Hasto juga membacakan puisi Bung Karno:
“Negeri Tempe Bukan Negeri Keju”
Inilah negerinya tempe negeri singkong, yang dengannya kita bisa bertahan sebagai bangsa yang sungguh beradab.
Apa yang kau banggakan dari daging dan keju, negeri roti dan susu.
Mereka bangga dengan kentang dan saos, karena mereka harus mencari makan yang tahan lama akibat musim dinginnya yang sungguh tak bersahabat.
Mereka memiluh roti dan keju karena tak bisa memasak nasi dan sayur setiap hari.
Tidak ada ubi dan singkong yang cita rasanya tak kalah lezat. Mereka tidak punya makanan yang begiru beragam, bercitarasa surga.
Mereka begitu memuja kenikmatan dan kesenangan, karena tidak menemukan kebahagiaan di istana rasa. Tidak menemukan jiwa tentram damai dalam balutan spiritual nikmatnya hidup sederhana, gotong royong, berbagi, bersyukur bersama-sama dalam satu kesatuan.
Sebab mereka tidak mengerti.
Tidak ada orang sakit karena kebanyakan makan tempe. Apalagi kebanyakan makan singkong dan ubi.
Tetapi begitu banyak orang sakit karena kebanyakan makan daging dan keju.
Jadi, apa lagi yang kau banggakan dari mereka sehingga engkau memuja mereka.
Sama saja engkau merendahkan diri kita sendiri.
Mengikuti mereka sama saja kita melepaskan berlian hanya untuk mendapatkan besi.
Tidak begitu anakku. Jadilah diri sendiri untuk menjadi permata negeri.
Karena sesungguhnya kita mempunyai semuanya. Kekayaan lahir dan batin, keseimbangan jiwa dan raga.
Jangan kau hancurkan semua yang sudah ada, jangan kau rusak semua keindahan kehidupan yang telah engkau miliki.

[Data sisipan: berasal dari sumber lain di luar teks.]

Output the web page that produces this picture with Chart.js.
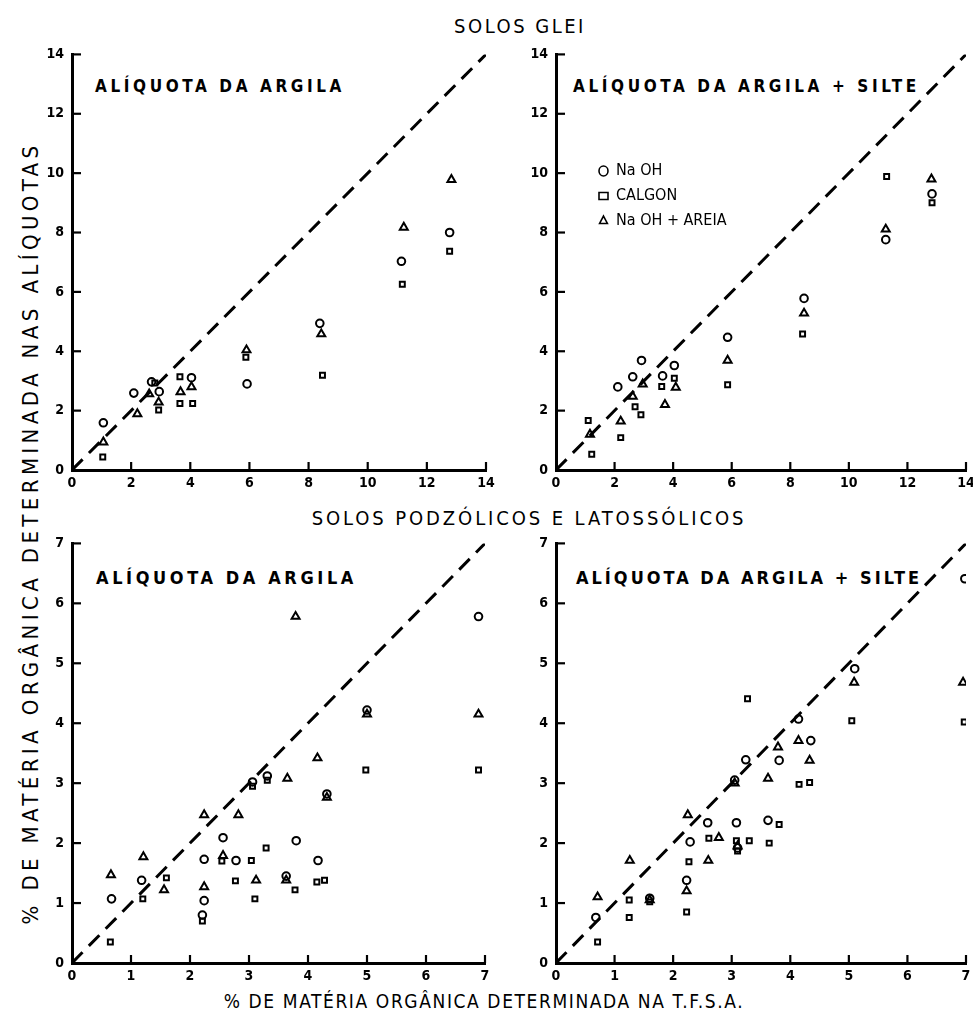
<!DOCTYPE html>
<html><head><meta charset="utf-8">
<script src="https://cdn.jsdelivr.net/npm/chart.js@4.4.0/dist/chart.umd.min.js"></script>
<style>
html,body{margin:0;padding:0;background:#fff;}
body{width:973px;height:1016px;position:relative;overflow:hidden;font-family:"DejaVu Sans Condensed","DejaVu Sans",sans-serif;color:#000;}
.pan{position:absolute;}
.txt{position:absolute;white-space:nowrap;}
.ptitle{font-weight:bold;font-size:17px;letter-spacing:3.6px;}
.sec{font-size:20px;letter-spacing:2.5px;}
</style></head>
<body>
<div class="txt sec" style="left:0;width:1040px;text-align:center;top:14px;">SOLOS GLEI</div>
<div class="txt sec" style="left:0;width:1058px;text-align:center;top:506px;letter-spacing:2.9px;">SOLOS PODZÓLICOS E LATOSSÓLICOS</div>
<div class="txt ptitle" style="left:95px;top:76px;">ALÍQUOTA DA ARGILA</div>
<div class="txt ptitle" style="left:573px;top:76px;">ALÍQUOTA DA ARGILA + SILTE</div>
<div class="txt ptitle" style="left:96px;top:567px;font-size:18px;letter-spacing:3.6px;">ALÍQUOTA DA ARGILA</div>
<div class="txt ptitle" style="left:576px;top:567px;font-size:18px;letter-spacing:3.0px;">ALÍQUOTA DA ARGILA + SILTE</div>
<div class="txt" style="left:30px;top:533px;transform:translate(-50%,-50%) rotate(-90deg);font-size:22px;letter-spacing:4.4px;">% DE MATÉRIA ORGÂNICA DETERMINADA NAS ALÍQUOTAS</div>
<div class="txt" style="left:0;width:968px;text-align:center;top:990px;font-size:19px;letter-spacing:1.6px;">% DE MATÉRIA ORGÂNICA DETERMINADA NA T.F.S.A.</div>
<canvas id="c1" class="pan"></canvas>
<canvas id="c2" class="pan"></canvas>
<canvas id="c3" class="pan"></canvas>
<canvas id="c4" class="pan"></canvas>
<canvas id="cl" class="pan"></canvas>
<script>
// ---- tick labels ----
const ticksGlei = [0, 2, 4, 6, 8, 10, 12, 14];
const ticksPodz = [0, 1, 2, 3, 4, 5, 6, 7];
const legendLabels = ['Na OH', 'CALGON', 'Na OH + AREIA'];

// ---- SOLOS GLEI, ALÍQUOTA DA ARGILA ----
const gleiArgilaNaOH = [[1.06,1.59],[2.09,2.59],[2.69,2.97],[2.95,2.64],[4.04,3.11],[5.92,2.9],[8.38,4.94],[11.14,7.03],[12.77,8.0]];
const gleiArgilaCalgon = [[1.04,0.44],[2.80,2.93],[2.93,2.02],[3.65,3.14],[3.65,2.24],[4.08,2.24],[5.88,3.8],[8.47,3.19],[11.17,6.26],[12.77,7.37]];
const gleiArgilaAreia = [[1.06,0.94],[2.21,1.89],[2.61,2.56],[2.93,2.28],[3.67,2.63],[4.04,2.8],[5.9,4.04],[8.43,4.58],[11.22,8.17],[12.83,9.78]];

// ---- SOLOS GLEI, ALÍQUOTA DA ARGILA + SILTE ----
const gleiSilteNaOH = [[2.11,2.8],[2.62,3.14],[2.92,3.69],[3.64,3.17],[4.04,3.52],[5.86,4.47],[8.47,5.78],[11.26,7.76],[12.84,9.3]];
const gleiSilteCalgon = [[1.10,1.67],[1.22,0.53],[2.21,1.09],[2.70,2.13],[2.90,1.86],[3.61,2.81],[4.04,3.09],[5.86,2.87],[8.42,4.58],[11.29,9.89],[12.84,9.0]];
const gleiSilteAreia = [[1.16,1.2],[2.21,1.64],[2.62,2.48],[2.96,2.89],[3.72,2.2],[4.09,2.78],[5.86,3.69],[8.47,5.28],[11.26,8.11],[12.82,9.8]];

// ---- PODZÓLICOS E LATOSSÓLICOS, ALÍQUOTA DA ARGILA ----
const podzArgilaNaOH = [[0.67,1.07],[1.18,1.38],[2.24,1.73],[2.24,1.04],[2.21,0.8],[2.56,2.09],[2.78,1.71],[3.06,3.02],[3.31,3.12],[3.63,1.45],[3.80,2.04],[4.17,1.71],[4.32,2.82],[5.0,4.22],[6.89,5.78]];
const podzArgilaCalgon = [[0.65,0.35],[1.20,1.07],[1.60,1.42],[2.21,0.7],[2.54,1.70],[2.77,1.37],[3.04,1.71],[3.10,1.07],[3.06,2.95],[3.31,3.05],[3.29,1.92],[3.78,1.22],[4.15,1.35],[4.28,1.38],[4.98,3.22],[6.89,3.22]];
const podzArgilaAreia = [[0.66,1.47],[1.21,1.77],[1.56,1.22],[2.24,2.47],[2.24,1.27],[2.56,1.79],[2.82,2.47],[3.12,1.38],[3.65,3.08],[3.63,1.38],[3.79,5.78],[4.16,3.42],[4.32,2.76],[5.0,4.15],[6.89,4.15]];

// ---- PODZÓLICOS E LATOSSÓLICOS, ALÍQUOTA DA ARGILA + SILTE ----
const podzSilteNaOH = [[0.68,0.76],[1.60,1.08],[2.23,1.38],[2.29,2.02],[2.59,2.34],[3.05,3.05],[3.08,2.34],[3.10,1.92],[3.24,3.39],[3.62,2.38],[3.81,3.38],[4.14,4.07],[4.35,3.71],[5.10,4.91],[6.98,6.41]];
const podzSilteCalgon = [[0.71,0.35],[1.25,1.05],[1.25,0.76],[1.60,1.02],[2.23,0.85],[2.27,1.69],[2.61,2.08],[3.08,2.04],[3.30,2.04],[3.10,1.87],[3.27,4.41],[3.64,2.0],[3.81,2.31],[4.15,2.98],[4.33,3.01],[5.05,4.04],[6.97,4.02]];
const podzSilteAreia = [[0.71,1.10],[1.26,1.71],[1.60,1.05],[2.23,1.20],[2.25,2.47],[2.60,1.71],[2.78,2.09],[3.05,3.0],[3.10,1.95],[3.62,3.08],[3.79,3.60],[4.14,3.71],[4.33,3.38],[5.09,4.68],[6.95,4.68]];

const toXY = a => a.map(p => ({x: p[0], y: p[1]}));

const innerTicks = {
  id: 'innerTicks',
  afterDatasetsDraw(chart) {
    const {ctx, chartArea} = chart;
    const xs = chart.scales.x, ys = chart.scales.y;
    if (!xs || !ys || !xs.options.display) return;
    ctx.save();
    ctx.strokeStyle = '#000';
    ctx.lineWidth = 2.2;
    xs.ticks.forEach(t => {
      if (t.value === xs.min) return;
      const p = xs.getPixelForValue(t.value);
      ctx.beginPath(); ctx.moveTo(p, chartArea.bottom); ctx.lineTo(p, chartArea.bottom - 8); ctx.stroke();
    });
    ys.ticks.forEach(t => {
      if (t.value === ys.min) return;
      const p = ys.getPixelForValue(t.value);
      ctx.beginPath(); ctx.moveTo(chartArea.left, p); ctx.lineTo(chartArea.left + 9, p); ctx.stroke();
    });
    ctx.restore();
  }
};

function ptDs(label, data, style, r) {
  return {type: 'scatter', label, data: toXY(data), pointStyle: style, radius: r,
    backgroundColor: 'rgba(255,255,255,0)', borderColor: '#000', pointBorderWidth: 2, borderWidth: 2, showLine: false};
}

function makePanel(id, box, tickArr, naoh, calgon, areia) {
  const padL = 45, padT = 12, padR = 14, padB = 32;
  const cv = document.getElementById(id);
  const W = box.R - box.L + padL + padR, H = box.B - box.T + padT + padB;
  cv.width = W; cv.height = H;
  cv.style.left = (box.L - padL) + 'px'; cv.style.top = (box.T - padT) + 'px';
  cv.style.width = W + 'px'; cv.style.height = H + 'px';
  const maxV = tickArr[tickArr.length - 1];
  const tickFont = {family: '"DejaVu Sans Condensed","DejaVu Sans"', size: 14, weight: 'bold'};
  new Chart(cv, {
    data: {datasets: [
      {type: 'line', data: [{x: 0, y: 0}, {x: maxV, y: maxV}], borderColor: '#000', borderWidth: 3, borderDash: [15, 9], pointRadius: 0, fill: false},
      ptDs(legendLabels[0], naoh, 'circle', 3.8),
      ptDs(legendLabels[1], calgon, 'rect', 3.5),
      ptDs(legendLabels[2], areia, 'triangle', 4.6)
    ]},
    options: {
      responsive: false, animation: false, devicePixelRatio: 1,
      layout: {padding: {top: padT, right: padR, left: 0, bottom: 0}},
      plugins: {legend: {display: false}, tooltip: {enabled: false}},
      scales: {
        x: {type: 'linear', min: 0, max: maxV,
          afterBuildTicks: s => { s.ticks = tickArr.map(v => ({value: v})); },
          afterFit: s => { s.height = padB; },
          grid: {display: true, drawOnChartArea: false, drawTicks: false},
          border: {display: true, color: '#000', width: 3},
          ticks: {color: '#000', font: tickFont, padding: 5, maxRotation: 0, autoSkip: false}},
        y: {type: 'linear', min: 0, max: maxV,
          afterBuildTicks: s => { s.ticks = tickArr.map(v => ({value: v})); },
          afterFit: s => { s.width = padL; },
          grid: {display: true, drawOnChartArea: false, drawTicks: false},
          border: {display: true, color: '#000', width: 3},
          ticks: {color: '#000', font: tickFont, padding: 8, autoSkip: false}}
      }
    },
    plugins: [innerTicks]
  });
}

makePanel('c1', {L: 72, T: 50, R: 486, B: 470}, ticksGlei, gleiArgilaNaOH, gleiArgilaCalgon, gleiArgilaAreia);
makePanel('c2', {L: 556, T: 50, R: 966, B: 470}, ticksGlei, gleiSilteNaOH, gleiSilteCalgon, gleiSilteAreia);
makePanel('c3', {L: 72, T: 539, R: 485, B: 963}, ticksPodz, podzArgilaNaOH, podzArgilaCalgon, podzArgilaAreia);
makePanel('c4', {L: 556, T: 539, R: 966, B: 963}, ticksPodz, podzSilteNaOH, podzSilteCalgon, podzSilteAreia);

// legend (Chart.js legend, no axes)
(function(){
  const cv = document.getElementById('cl');
  cv.width = 300; cv.height = 84;
  cv.style.left = '590px'; cv.style.top = '154px';
  cv.style.width = '300px'; cv.style.height = '84px';
  const styles = ['circle', 'rect', 'triangle'];
  new Chart(cv, {
    type: 'scatter',
    data: {datasets: legendLabels.map((l, i) => ({label: l, data: [], pointStyle: styles[i], borderColor: '#000', backgroundColor: 'rgba(255,255,255,0)', borderWidth: 1.6}))},
    options: {
      responsive: false, animation: false, devicePixelRatio: 1,
      layout: {padding: 0},
      scales: {x: {display: false}, y: {display: false}},
      plugins: {tooltip: {enabled: false}, legend: {display: true, position: 'left', align: 'start',
        labels: {usePointStyle: true, pointStyleWidth: 9, boxHeight: 7, padding: 9, color: '#000',
          font: {family: '"DejaVu Sans Condensed","DejaVu Sans"', size: 16}}}}
    }
  });
})();
</script>
</body></html>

Tugasmu adalah menjaganya. Memeliharanya dan melestarikannya. Bukan merusak apalagi menghancurkannya.
Kekayaan batin adalah kekayaan yang paling hakiki yang kita punya.

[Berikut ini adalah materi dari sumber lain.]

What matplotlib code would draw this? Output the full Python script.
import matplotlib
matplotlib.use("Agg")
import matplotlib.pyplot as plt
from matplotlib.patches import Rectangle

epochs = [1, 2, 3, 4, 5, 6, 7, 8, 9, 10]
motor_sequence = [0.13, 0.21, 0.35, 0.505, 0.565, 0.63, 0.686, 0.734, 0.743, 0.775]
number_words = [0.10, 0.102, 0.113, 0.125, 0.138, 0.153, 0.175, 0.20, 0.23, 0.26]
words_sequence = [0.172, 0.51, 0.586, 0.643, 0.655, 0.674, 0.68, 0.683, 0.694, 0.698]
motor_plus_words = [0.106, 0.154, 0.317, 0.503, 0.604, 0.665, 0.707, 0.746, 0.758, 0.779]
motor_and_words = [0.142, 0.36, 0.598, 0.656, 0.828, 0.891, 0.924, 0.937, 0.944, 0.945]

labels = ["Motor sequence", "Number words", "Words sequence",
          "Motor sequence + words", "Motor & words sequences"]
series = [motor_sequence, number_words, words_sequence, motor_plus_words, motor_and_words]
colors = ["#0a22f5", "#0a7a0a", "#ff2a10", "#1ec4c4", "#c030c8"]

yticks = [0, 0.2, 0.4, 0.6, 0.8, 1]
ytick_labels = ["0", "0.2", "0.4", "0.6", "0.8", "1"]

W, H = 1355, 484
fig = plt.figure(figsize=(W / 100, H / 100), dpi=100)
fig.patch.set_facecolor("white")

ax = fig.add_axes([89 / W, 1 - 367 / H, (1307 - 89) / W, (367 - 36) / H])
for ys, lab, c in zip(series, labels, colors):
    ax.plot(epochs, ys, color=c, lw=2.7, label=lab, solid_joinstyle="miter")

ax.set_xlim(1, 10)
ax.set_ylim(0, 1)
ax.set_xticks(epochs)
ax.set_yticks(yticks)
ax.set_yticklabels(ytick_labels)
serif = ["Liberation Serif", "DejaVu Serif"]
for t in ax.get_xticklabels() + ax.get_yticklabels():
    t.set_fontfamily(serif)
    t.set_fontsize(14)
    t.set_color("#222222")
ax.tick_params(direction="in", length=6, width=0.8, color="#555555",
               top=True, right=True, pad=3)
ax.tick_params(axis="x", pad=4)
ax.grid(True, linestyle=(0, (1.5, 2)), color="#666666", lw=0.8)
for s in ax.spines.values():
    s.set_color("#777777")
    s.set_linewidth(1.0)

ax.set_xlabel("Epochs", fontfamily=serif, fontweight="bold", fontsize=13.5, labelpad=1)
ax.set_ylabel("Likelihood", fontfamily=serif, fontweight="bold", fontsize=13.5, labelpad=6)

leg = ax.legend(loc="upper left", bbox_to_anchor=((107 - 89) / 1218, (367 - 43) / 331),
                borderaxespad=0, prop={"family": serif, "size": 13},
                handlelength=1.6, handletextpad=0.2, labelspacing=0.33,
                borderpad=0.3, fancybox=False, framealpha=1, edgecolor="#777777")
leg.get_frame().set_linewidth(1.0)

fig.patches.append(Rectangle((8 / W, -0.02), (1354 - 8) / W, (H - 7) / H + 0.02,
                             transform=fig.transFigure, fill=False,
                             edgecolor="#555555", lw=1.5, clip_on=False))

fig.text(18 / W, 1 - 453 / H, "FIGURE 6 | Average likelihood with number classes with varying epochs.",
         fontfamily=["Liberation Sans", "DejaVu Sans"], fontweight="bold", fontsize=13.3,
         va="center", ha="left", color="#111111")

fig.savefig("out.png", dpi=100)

Kekayaan yang sungguh tidak ternilai harganya.
Karena kekayaan batin akan melahirkan kebahagiaan bukan kesenangan.
Kekayaan batin akan menuntunmu pada ketentraman, bukan pada kekacauan.
Lihatlah anakku…
Beda dan sangat berbeda kesenangan dan kebahagiaan itu. Antara keserakahan dan penerimaan dengan rasa syukur.
Dan kamu bisa melihat semua itu hanya dengan rasa tenang batin yang hidup.
Maka anakku… matikanlah ragamu untuk menghidupkan batinmu dengan laku prihatin, agar kau bisa membaca yang tersirat dalam batin, dan bukan hanya yang sekedar tersurat.
Melihat dengan mata dan pikiran kadang kala justru tidak menemukan substansi pokok permasalahan.
Tetapi melihat dengan mata hati akan menemukan kehidupan yang sesungguhnya.
Inilah hidup yang harus selalu kau jaga dan kau syukuri.
Menjaga negeri ini, menjaga semua yang ada, lakukan hal sama ketika engkau melakukan untuk dirimu sendiri.
Mencintai negaramu, lakukanlah dengan cara yang sama ketika engkau mencintai dirimu dan keluargamu.
Karena sesungguhnya kita sama dan bersuadara, kita satu dan bersaudara.
Kita sama-sama hidup di tanah pertiwi. Sama-sama makhluk tuhan, maka sudah selayaknyalah kita selalu bersama untuk sebuah niatan yang baik.